I think being polarizing can sometimes be a good thing, and in this case, it seemed that I would need a home for all of my misfit narrative children so more people could read them and have conflicted feelings about them. Electric Trees became a space for stories that would look like faults or accidents to some readers, and like beautiful, organic entities to others. I wanted to highlight things we often think of as oppositional to one another. On the one hand: electricity, starkness, boldness, light, neon, edge; on the other: nature, water, mythologies, hauntings, the dark. And there were themes that emerged that I hadn’t even planned on, which inevitably happens whenever I sit down to write. It’s not a collection for the faint of heart (though parts of it are heartwarming enough), but my hope is that, after finishing the book, no one will feel they’re standing in quite the same place they were when they started reading.

If you woke up in the world of Electric Trees, what is the first thing you would do?

Electric Trees has several worlds, so first I’d pick the ideal one to wake up in.

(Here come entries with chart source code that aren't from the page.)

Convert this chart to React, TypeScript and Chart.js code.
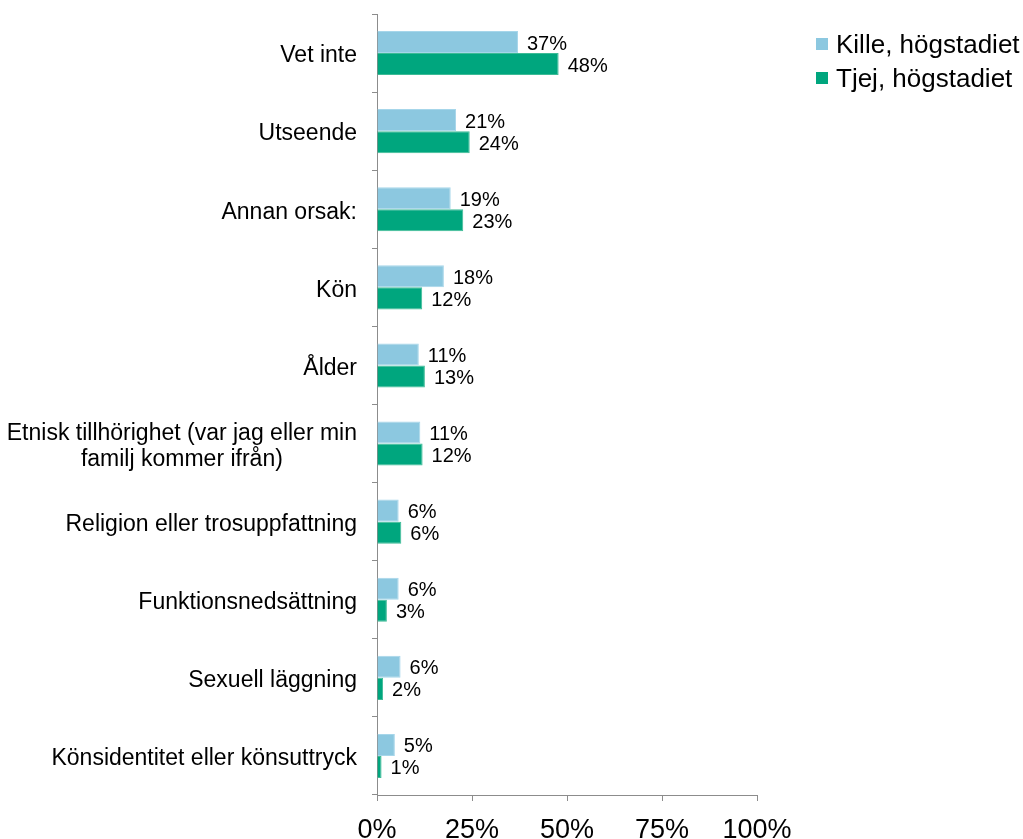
import React, { useEffect, useRef } from "react";
import { Chart, registerables } from "chart.js";

Chart.register(...registerables);

const categories: (string | string[])[] = [
  "Vet inte",
  "Utseende",
  "Annan orsak:",
  "Kön",
  "Ålder",
  ["Etnisk tillhörighet (var jag eller min", "familj kommer ifrån)"],
  "Religion eller trosuppfattning",
  "Funktionsnedsättning",
  "Sexuell läggning",
  "Könsidentitet eller könsuttryck",
];
const killeValues = [37.1, 20.8, 19.4, 17.6, 11.0, 11.4, 5.7, 5.7, 6.2, 4.7];
const tjejValues = [47.8, 24.4, 22.7, 11.9, 12.6, 12.0, 6.4, 2.6, 1.6, 1.2];
const seriesNames = ["Kille, högstadiet", "Tjej, högstadiet"];
const seriesColors = ["#8CC8E0", "#00A67E"];
const seriesBorders = ["#A6D6EA", "#3DBB96"];
const xTicks = [0, 25, 50, 75, 100];

const FONT = "'Liberation Sans', Arial, sans-serif";

const labelsPlugin = {
  id: "customLabels",
  afterDraw(chart: any) {
    const ctx = chart.ctx;
    const yScale = chart.scales.y;
    // category labels
    ctx.save();
    ctx.fillStyle = "#000";
    ctx.font = `23px ${FONT}`;
    ctx.textBaseline = "middle";
    ctx.textAlign = "center";
    const right = yScale.right - 20;
    const lh = 26;
    categories.forEach((c, i) => {
      const lines = Array.isArray(c) ? c : [c];
      const w = Math.max(...lines.map((l) => ctx.measureText(l).width));
      const cx = right - w / 2;
      const cy = yScale.getPixelForValue(i) + 3;
      lines.forEach((l, j) => {
        ctx.fillText(l, cx, cy + (j - (lines.length - 1) / 2) * lh);
      });
    });
    ctx.restore();

    // data labels
    ctx.save();
    ctx.fillStyle = "#000";
    ctx.font = `20px ${FONT}`;
    ctx.textBaseline = "middle";
    ctx.textAlign = "left";
    chart.data.datasets.forEach((ds: any, di: number) => {
      const meta = chart.getDatasetMeta(di);
      meta.data.forEach((el: any, i: number) => {
        ctx.fillText(Math.round(ds.data[i]) + "%", el.x + 9, el.y + 2);
      });
    });
    ctx.restore();

    // legend
    ctx.save();
    ctx.font = `26px ${FONT}`;
    ctx.textBaseline = "middle";
    ctx.textAlign = "left";
    chart.data.datasets.forEach((ds: any, di: number) => {
      const y = 44 + di * 34;
      ctx.fillStyle = ds.backgroundColor;
      ctx.fillRect(816, y - 6, 12, 12);
      ctx.fillStyle = "#000";
      ctx.fillText(ds.label, 836, y + 2);
    });
    ctx.restore();
  },
};

export default function App() {
  const ref = useRef<HTMLCanvasElement | null>(null);
  useEffect(() => {
    if (!ref.current) return;
    const chart = new Chart(ref.current, {
      type: "bar",
      data: {
        labels: categories.map((c) => (Array.isArray(c) ? c.join(" ") : c)),
        datasets: [
          {
            label: seriesNames[0],
            data: killeValues,
            backgroundColor: seriesColors[0],
            borderColor: seriesBorders[0],
            borderWidth: 1,
            barPercentage: 1,
            categoryPercentage: 0.565,
          },
          {
            label: seriesNames[1],
            data: tjejValues,
            backgroundColor: seriesColors[1],
            borderColor: seriesBorders[1],
            borderWidth: 1,
            barPercentage: 1,
            categoryPercentage: 0.565,
          },
        ],
      },
      options: {
        indexAxis: "y",
        animation: false,
        responsive: true,
        maintainAspectRatio: false,
        layout: { padding: { top: 14, right: 266, left: 0, bottom: 0 } },
        plugins: {
          legend: { display: false },
          tooltip: { enabled: false },
        },
        scales: {
          x: {
            type: "linear",
            min: 0,
            max: 100,
            afterBuildTicks: (scale: any) => {
              scale.ticks = xTicks.map((v) => ({ value: v }));
            },
            afterFit: (scale: any) => {
              scale.height = 44;
            },
            ticks: {
              callback: (v: any) => v + "%",
              font: { size: 27, family: FONT },
              color: "#000",
              padding: 13,
              maxRotation: 0,
            },
            grid: {
              drawOnChartArea: false,
              drawTicks: true,
              tickLength: 6,
              color: "#8c8c8c",
            },
            border: { color: "#8c8c8c", width: 1 },
          },
          y: {
            type: "category",
            offset: true,
            afterFit: (scale: any) => {
              scale.width = 377;
            },
            ticks: { display: false },
            grid: {
              offset: true,
              drawOnChartArea: false,
              drawTicks: true,
              tickLength: 5,
              color: "#8c8c8c",
            },
            border: { color: "#8c8c8c", width: 1 },
          },
        },
      },
      plugins: [labelsPlugin],
    });
    return () => chart.destroy();
  }, []);
  return (
    <div style={{ position: "absolute", left: 0, top: 0, width: 1023, height: 839 }}>
      <canvas ref={ref} />
    </div>
  );
}
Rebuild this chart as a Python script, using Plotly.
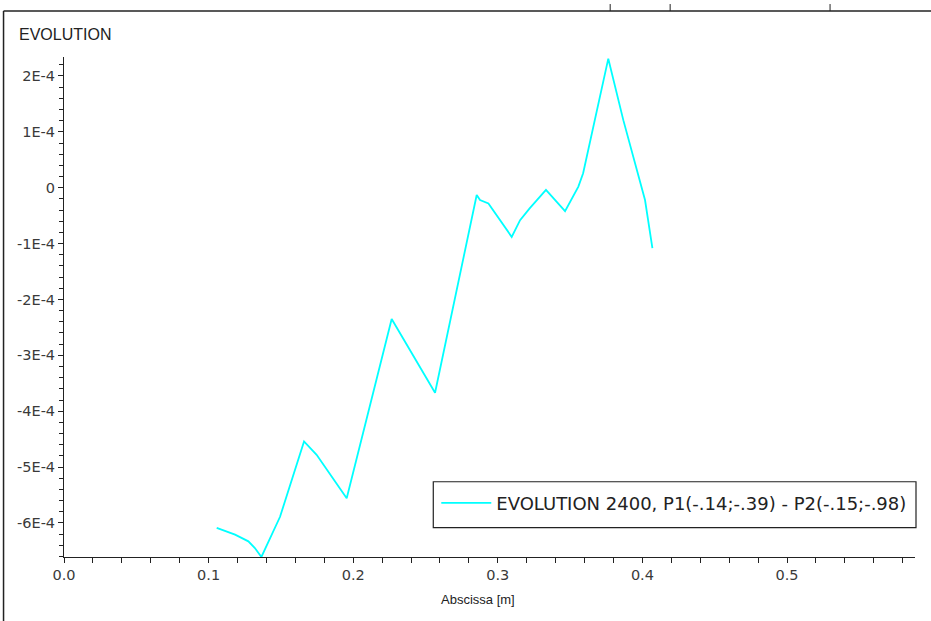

I never understand people who say they’d like to visit really bleak fantastic worlds—why would you want to struggle? I’d probably choose “Fins,” the very first story in the collection. When I was little, I was always disappointed when I’d sat in a bath for what felt like ages and was all pruned up, but no mermaid tail ever seemed to be forming. I’d definitely love to enter a world where I’d have a chance at that tail.  

If you had to write a blurb for the last book you read, what would it say?

A snowy white lion that may or may not be imaginary helps a child learn to make new friends. I’m a children’s librarian, and if you guessed that this was a picture book, you’d be right! The book is The Snow Lion by Jim Helmore and Richard Jones, and it’s a darling story that my toddlers and their grown-ups loved during my last storytime.

Where did you write Electric Trees?

I do my best work at home. I’ve created a pretty perfect (if slightly cluttered) workspace for my writing, and aside from some intermittent meowing, it’s relatively quiet and I can focus. But I also did a lot of writing on lunch breaks at work, which isn’t always easy because I’m generally pretty social and when people see you on lunch, they want to chat with you. There was considerable writing done in the backseat of my car as a result.

Pretend you qualified for the Olympics this year. What sport would you compete in?

I would compete in whatever sport you can do while being afraid of the ball and incapable of catching it! Joking aside, I’d probably choose something along the lines of martial arts or gymnastics. I don’t do either in real life, but I practice ballet daily and I guess that would be a transferable skillset. (I’m still afraid of the ball, though.)